L’accordo sulle riforme fra Berlusconi e Renzi ha smosso le acque della politica italiana, e ha costretto tutti a misurarsi con la novità. Chi più, chi meno, ogni protagonista si è messo a correre. C’è Casini che abbandona il centro, e i grillini che strepitano perché temono di finire marginalizzati, tanto per fare due esempi. C’è qualcuno, però che rischia seriamente di perdere questo treno, e questo qualcuno è Enrico Letta con il suo governo. Il suo ritardo è stato certificato impietosamente dal leader degli industriali, Giorgio Squinzi, che ha chiesto un chiaro cambio di passo. In caso contrario, ha aggiunto, meglio andare a votare.
Non per colpe tutte sue, Letta ha visto rallentare la marcia verso il patto di coalizione che avrebbe voluto esibire come un trofeo il 29 gennaio a Bruxelles. Davanti ai vertici europei è arrivato a mani vuote, anzi con un pezzo in meno, dopo le dimissioni di uno dei suoi ministri, Nunzia De Girolamo, un atto che prelude a un rimpasto ormai non più rinviabile, ma che invece continua a slittare. Di questo passo il premier rischia di impantanarsi, e forse è quello che tanto a Renzi, quanto a Berlusconi piacerebbe che accadesse.
Letta contesta il pessimismo di Squinzi, ma è evidente la sua difficoltà a chiudere l’operazione rilancio, stretto fra l’attivismo del nuovo segretario del suo partito e la sponda che gli sta dando Berlusconi. Dall’intesa hanno entrambi da guadagnare, anche se il Cavaliere ha mostrato di non gradire troppo gli aggiustamenti all’accordo sull’Italicum cui è stato costretto dalla pressione dei piccoli partiti, spalleggiati dal Quirinale. Su un punto sia lui che Renzi concordano: votare oggi con il “consultellum” sarebbe inutile, quanto non addirittura controproducente, dal momento che il sistema proporzionale puro scaturito dalla sentenza della Corte costituzionale sul “porcellum” porterebbe automaticamente a perpetuare le larghe intese.
Una legge elettorale che certifichi un vincitore è quindi necessaria, le riforme auspicabili, ma non proprio sicure. Berlusconi è però molto attivo nel ricostruire un’alleanza in grado di vincere. Dice di non voler scoprire le sue carte, ma di avere un piano “folle” per raggiungere il 38 per cento al primo turno. Solo due mesi fa questo obiettivo sembrava impensabile, oggi tale ragionamento non è più una bestemmia.
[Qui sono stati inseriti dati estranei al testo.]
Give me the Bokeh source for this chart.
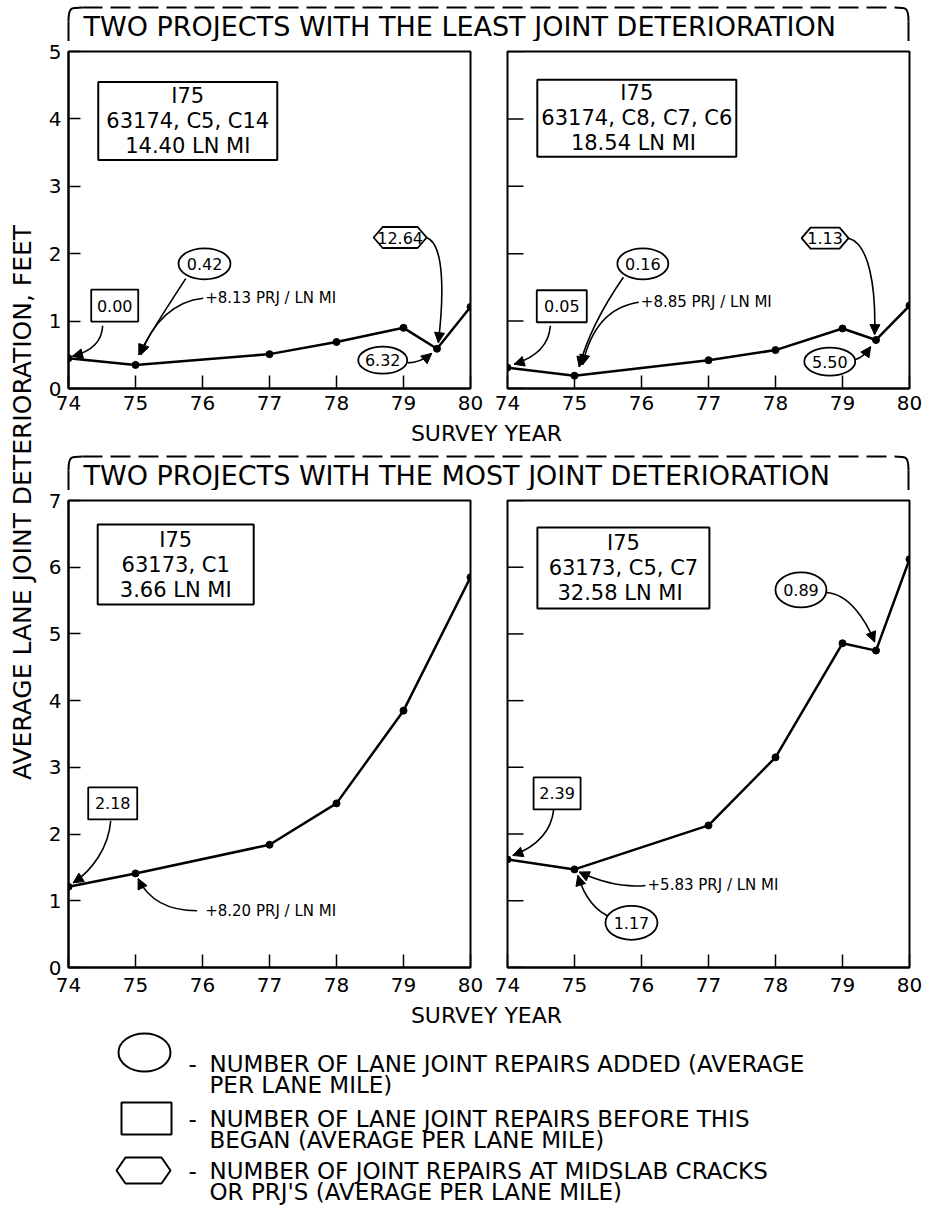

I sondaggi certificano che un centrodestra ampio è in grado di vincere, nonostante qualche mal di pancia di troppo dentro la stessa Forza Italia, con Fitto che ritiene improbabile l’alleanza con Alfano, mentre Brunetta e Toti vengono mandati in avanscoperta per dare il bentornato a casa a Pierferdinando Casini, il più lesto a scendere dalla barchetta centrista, che ormai fa acqua da tutte le parti ed è destinata a essere la prima vittima dell’Italicum. Alla Lega poi Berlusconi offre la clausola di salvaguardia per i partiti con forte radicamento territoriale, senza che nemmeno il Carroccio debba sporcarsi le mani nel chiederlo.
Dettaglio non trascurabile, l’assenza di un candidato premier, visto che allo stato Berlusconi è fuori gioco. Ma in un anno si può provvedere anche a quello, come pure a risolvere alcuni problemini aperti, come ad esempio riunire la litigiosa galassia di destra in un unico soggetto politico.
Sul versante opposto questi 12-14 mesi sono il tempo necessario a Renzi per prendere in mano del tutto il Pd e ricostruire a sua volta la tela di un’alleanza di sinistra, a partire da Sel, a oggi non meno teorica di quella di centrodestra. E a questo punto resta da capire se questo tempo possa essere gestito da un Letta bis, oppure non sia meglio azzerare tutto, e coinvolgere in questo azzeramento anche il Quirinale. Fantapolitica, probabilmente, ma a pensar male – diceva uno che la sapeva lunga – si fa peccato, però ci s’indovina. E contando sul fatto che Napolitano è stato chiaro nel non dirsi disponibile ad avallare qualunque scenario, tra i palazzi romani c’è anche chi ragiona sulla possibilità che sia questo parlamento a eleggere il successore, che a quel punto sarebbe il garante del patto fra Silvio e Matteo. In troppi, però, sembrano al lavoro affinché questo patto deragli prima ancora di riuscire a prendere velocità. Perché rimanga fermo in stazione davanti a un inesorabile segnale rosso.